16. Keep your innovation pipeline exciting
There are many innovation gurus out there claiming that innovation can be systematised and structured. “Innovation can’t be that well organised. Innovation is and should be kept messy. We keep our innovation pipeline sufficiently chaotic, it is more constructive that way,” advised Amit. There are limits to structure; too much structure kills open thinking. “Craziness is good,” he urged.
17. India can create the next Google
“When will the next Google emerge from India?” is a question often asked by angst-ridden entrepreneurs, investors and academics. “India has tremendous potential to build companies which can change the world,” said Amit. India has the crazy ones, the ones who can go out on a limb, but they need to be nurtured to go to the next level. Israel has created world-beating startups, so can India. “India is big, but we need to do things bigger than us,” said Amit. Don’t just aim to solve the problems of one billion Indians – solve the problems of the seven billion people of humanity. The Silicon Valley mentality is to solve the world's problems, that attitude can be adopted anywhere.
19. Watch your IP
A startup founder in the audience said he had a product and wanted to work with Google on scaling it. “Watch your IP and make sure it doesn’t get tangled up with legal issues,” advised Amit. “Better yet, come work for us,” he joked.

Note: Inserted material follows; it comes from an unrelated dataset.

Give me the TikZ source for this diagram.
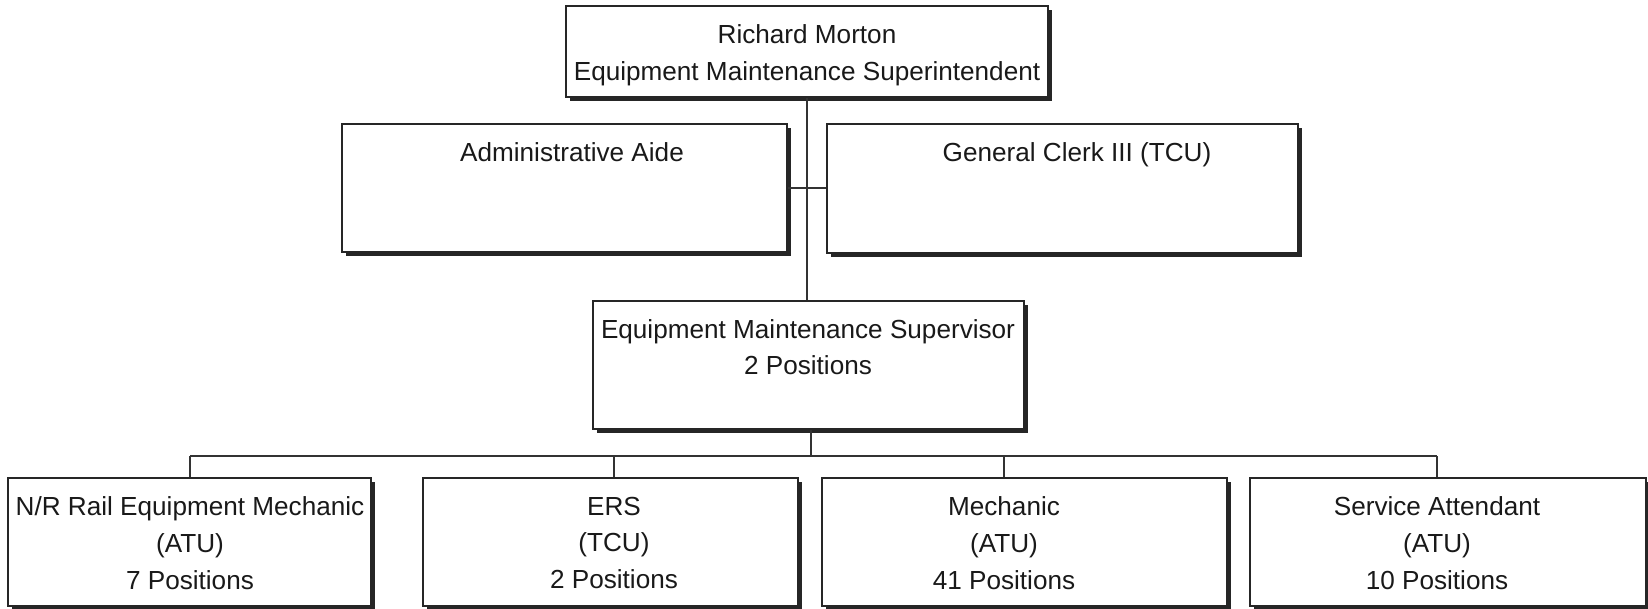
\documentclass[tikz,border=0pt]{standalone}
\usepackage{fontspec}
\setmainfont{Liberation Sans}
\usetikzlibrary{shadows}
\begin{document}
\begin{tikzpicture}[x=0.75pt,y=-0.75pt,
  box/.style={draw=black!85, line width=1.1pt, fill=white, inner sep=0pt,
    drop shadow={shadow xshift=2.8pt, shadow yshift=-2.8pt, fill=black!85, opacity=1}},
  lbl/.style={align=center, inner sep=0pt, font=\fontsize{19.6}{27.5}\selectfont, text=black!90},
  conn/.style={draw=black!80, line width=0.9pt}]
\path[use as bounding box, fill=white] (0,0) rectangle (1648,609);
% boxes
\node[box, minimum width=361.5pt, minimum height=68.25pt] (top) at (807,51.5) {};
\node[box, minimum width=333.75pt, minimum height=96pt] (admin) at (564.5,188) {};
\node[box, minimum width=353.25pt, minimum height=96.75pt] (clerk) at (1062.5,188.5) {};
\node[box, minimum width=323.25pt, minimum height=96pt] (sup) at (808.5,365) {};
\node[box, minimum width=272.25pt, minimum height=96pt] (b1) at (189.5,542) {};
\node[box, minimum width=281.25pt, minimum height=96pt] (b2) at (610.5,542) {};
\node[box, minimum width=303.75pt, minimum height=96pt] (b3) at (1024.5,542) {};
\node[box, minimum width=297pt, minimum height=96pt] (b4) at (1448,542) {};
% texts
\node[lbl] (ttop) at (807,55) {Richard Morton\\Equipment Maintenance Superintendent};
\node[lbl, anchor=base] (tadmin) at (572,162) {Administrative Aide};
\node[lbl, anchor=base] (tclerk) at (1077,162) {General Clerk III (TCU)};
\node[lbl] (tsup) at (808,347) {Equipment Maintenance Supervisor\\2 Positions};
\node[lbl] (t1) at (190,543) {N/R Rail Equipment Mechanic\\(ATU)\\7 Positions};
\node[lbl] (t2) at (614,543) {ERS\\(TCU)\\2 Positions};
\node[lbl] (t3) at (1004,543) {Mechanic\\(ATU)\\41 Positions};
\node[lbl] (t4) at (1437,543) {Service Attendant\\(ATU)\\10 Positions};
% connectors
\coordinate (bus) at (811,456);
\draw[conn] (top.south) -- (top.south |- sup.north);
\draw[conn] (admin.east) -- (admin.east -| clerk.west);
\draw[conn] (sup.south -| bus) -- (bus);
\draw[conn] (t1 |- bus) -- (t4 |- bus);
\draw[conn] (t1 |- bus) -- (t1 |- b1.north);
\draw[conn] (t2 |- bus) -- (t2 |- b2.north);
\draw[conn] (t3 |- bus) -- (t3 |- b3.north);
\draw[conn] (t4 |- bus) -- (t4 |- b4.north);
\end{tikzpicture}
\end{document}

20. Keep a sense of humour
Learn how to laugh at the quirky nature of human beings and the unpredictability of life. Amit didn’t say it as many words, but this showed throughout the evening with his jokes and quips. “When people search for golfer Vijay Singh, you know they want information on his golf scores. But when people search for Tiger Woods, you know they are searching for something else,” he joked. A memorable moment for this Google Fellow was when he asked his kids a question, and they asked him to look it up on Google!
When asked what he would be doing if not at Google, Amit said he would become a carpenter: “I like making tables!” When asked a whole range of questions about search and objectionable content, Amit joked that Google was not the Internet – it only indexes online content. “Stop blaming Google for everything, we are just a bunch of machines,” he quipped.

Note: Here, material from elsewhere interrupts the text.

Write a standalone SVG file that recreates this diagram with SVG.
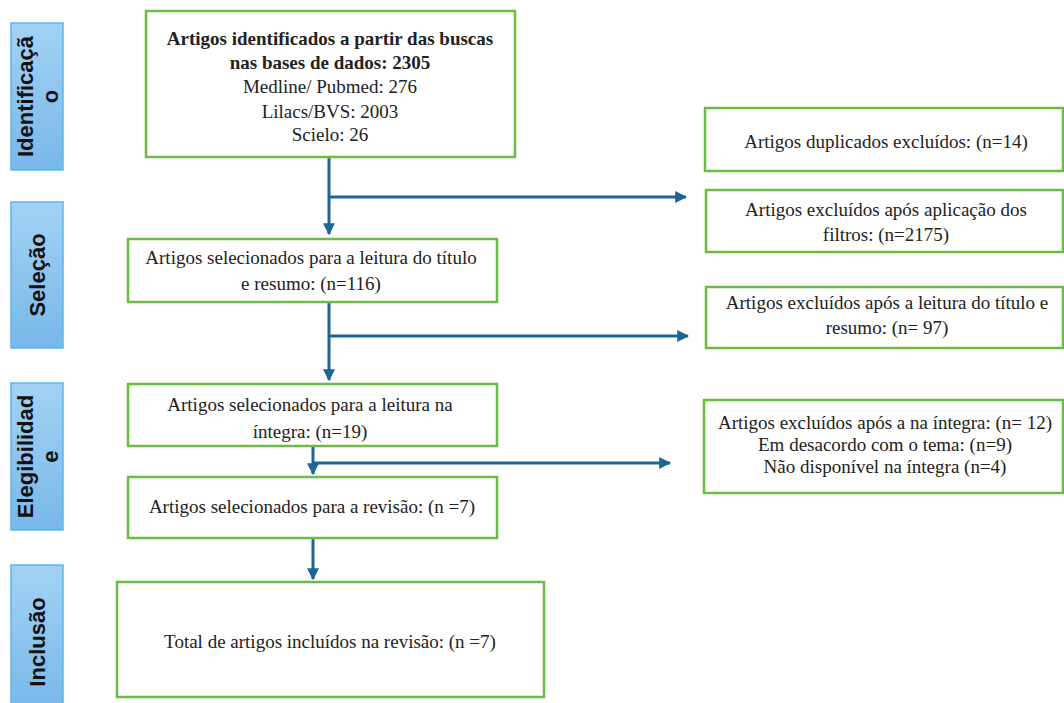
<svg xmlns="http://www.w3.org/2000/svg" width="1064" height="703" viewBox="0 0 1064 703">
<style>
.box{fill:#fff;stroke:#6cbb45;stroke-width:2.5}
.side{fill:url(#sg);stroke:#5cb6ea;stroke-width:1.5}
.t{font-family:"Liberation Serif","Times New Roman",serif;font-size:19px;fill:#222;text-anchor:middle}
.b{font-weight:bold}
.s{font-family:"Liberation Sans",Arial,sans-serif;font-size:22px;font-weight:bold;fill:#111;text-anchor:middle}
.c{fill:none;stroke:#1f6591;stroke-width:3}
</style>
<defs>
<linearGradient id="sg" x1="0" y1="0" x2="0" y2="1">
<stop offset="0" stop-color="#a2d2f5"/>
<stop offset="1" stop-color="#78b8e9"/>
</linearGradient>
<marker id="ah" viewBox="0 0 10 10" refX="9" refY="5" markerWidth="4" markerHeight="4" markerUnits="strokeWidth" orient="auto">
<path d="M0,0 L10,5 L0,10 z" fill="#1f6591"/>
</marker>
</defs>
<rect width="1064" height="703" fill="#fff"/>

<g id="side-identificacao">
<rect class="side" x="11" y="23" width="52" height="147"/>
<text class="s" transform="translate(33,96.5) rotate(-90)"><tspan x="0" y="0">Identificaçã</tspan><tspan x="0" y="25">o</tspan></text>
</g>
<g id="side-selecao">
<rect class="side" x="11" y="202" width="52" height="146"/>
<text class="s" transform="translate(45,275) rotate(-90)">Seleção</text>
</g>
<g id="side-elegibilidade">
<rect class="side" x="11" y="383" width="52" height="147"/>
<text class="s" transform="translate(33,456.5) rotate(-90)"><tspan x="0" y="0">Elegibilidad</tspan><tspan x="0" y="25">e</tspan></text>
</g>
<g id="side-inclusao">
<rect class="side" x="11" y="565" width="52" height="145"/>
<text class="s" transform="translate(45,642) rotate(-90)">Inclusão</text>
</g>

<g id="connectors">
<path class="c" d="M329,157 V234" marker-end="url(#ah)"/>
<path class="c" d="M329,197 H686" marker-end="url(#ah)"/>
<path class="c" d="M329,302 V380" marker-end="url(#ah)"/>
<path class="c" d="M329,336 H688" marker-end="url(#ah)"/>
<path class="c" d="M313,446 V474" marker-end="url(#ah)"/>
<path class="c" d="M313,463 H670" marker-end="url(#ah)"/>
<path class="c" d="M313,538 V579" marker-end="url(#ah)"/>
</g>

<g id="n-identificados">
<rect class="box" x="146" y="11" width="369" height="146"/>
<text class="t b" x="330" y="45">Artigos identificados a partir das buscas</text>
<text class="t b" x="330" y="69">nas bases de dados: 2305</text>
<text class="t" x="330" y="93">Medline/ Pubmed: 276</text>
<text class="t" x="330" y="118">Lilacs/BVS: 2003</text>
<text class="t" x="330" y="141">Scielo: 26</text>
</g>

<g id="n-selecionados-titulo">
<rect class="box" x="128" y="239" width="369" height="63"/>
<text class="t" x="311" y="264">Artigos selecionados para a leitura do título</text>
<text class="t" x="311" y="290">e resumo: (n=116)</text>
</g>

<g id="n-selecionados-integra">
<rect class="box" x="128" y="384" width="369" height="62"/>
<text class="t" x="310" y="411">Artigos selecionados para a leitura na</text>
<text class="t" x="310" y="438">íntegra: (n=19)</text>
</g>

<g id="n-selecionados-revisao">
<rect class="box" x="128" y="477" width="369" height="61"/>
<text class="t" x="312" y="513">Artigos selecionados para a revisão: (n =7)</text>
</g>

<g id="n-total">
<rect class="box" x="117" y="582" width="427" height="115"/>
<text class="t" x="330" y="648">Total de artigos incluídos na revisão: (n =7)</text>
</g>

<g id="n-duplicados">
<rect class="box" x="705" y="108" width="358" height="63"/>
<text class="t" x="886" y="148">Artigos duplicados excluídos: (n=14)</text>
</g>

<g id="n-filtros">
<rect class="box" x="706" y="190" width="357" height="62"/>
<text class="t" x="886" y="216">Artigos excluídos após aplicação dos</text>
<text class="t" x="886" y="241">filtros: (n=2175)</text>
</g>

<g id="n-excl-titulo">
<rect class="box" x="706" y="287" width="357" height="61"/>
<text class="t" x="887" y="309">Artigos excluídos após a leitura do título e</text>
<text class="t" x="887" y="334">resumo: (n= 97)</text>
</g>

<g id="n-excl-integra">
<rect class="box" x="704" y="400" width="359" height="93"/>
<text class="t" x="885" y="429">Artigos excluídos após a na íntegra: (n= 12)</text>
<text class="t" x="885" y="451">Em desacordo com o tema: (n=9)</text>
<text class="t" x="885" y="473">Não disponível na íntegra (n=4)</text>
</g>
</svg>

The evening came to an end after 90 minutes, but the audience had a ton of other questions on the future of ranking, the meaning of privacy, the right to be forgotten, and so on. Still, it left them with lots of ideas and energy to tackle the legendary Bangalore evening traffic, with another glorious event after that: the World Cup 2014 kickoff in Brazil!

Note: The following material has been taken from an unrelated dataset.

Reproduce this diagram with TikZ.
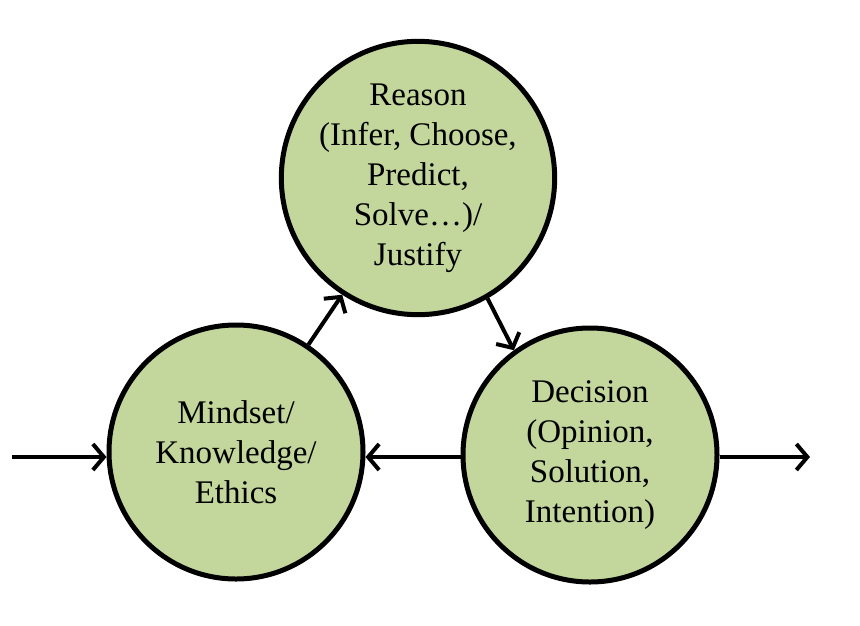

Will India ever win the World Cup? Will India create the next Google? Food for thought and action indeed!
About Amit Singhal
Amit Singhal is Senior VP and Google Fellow. He is the head of Google's core ranking team. Born in Jhansi, Uttar Pradesh, India, Amit received a Bachelor of Engineering degree in computer science from IIT Roorkee in 1989. He received an M.S. degree from University of Minnesota Duluth in 1991 and Ph.D. from Cornell University in 1996. At Cornell, Amit studied with Gerard Salton, a pioneer in the field of information retrieval, regarded as "the father of digital search."
He then joined AT&T Labs (previously a part of Bell Labs), and was persuaded by his friend Krishna Bharat to join Google in 2000. In 2011 he was inducted as a Fellow of the Association for Computing Machinery. Fortune magazine named Amit Singhal one of the smartest people in tech. In 2011, Amit Singhal was given the Outstanding Achievement in Science and Technology Award at The Asian Awards.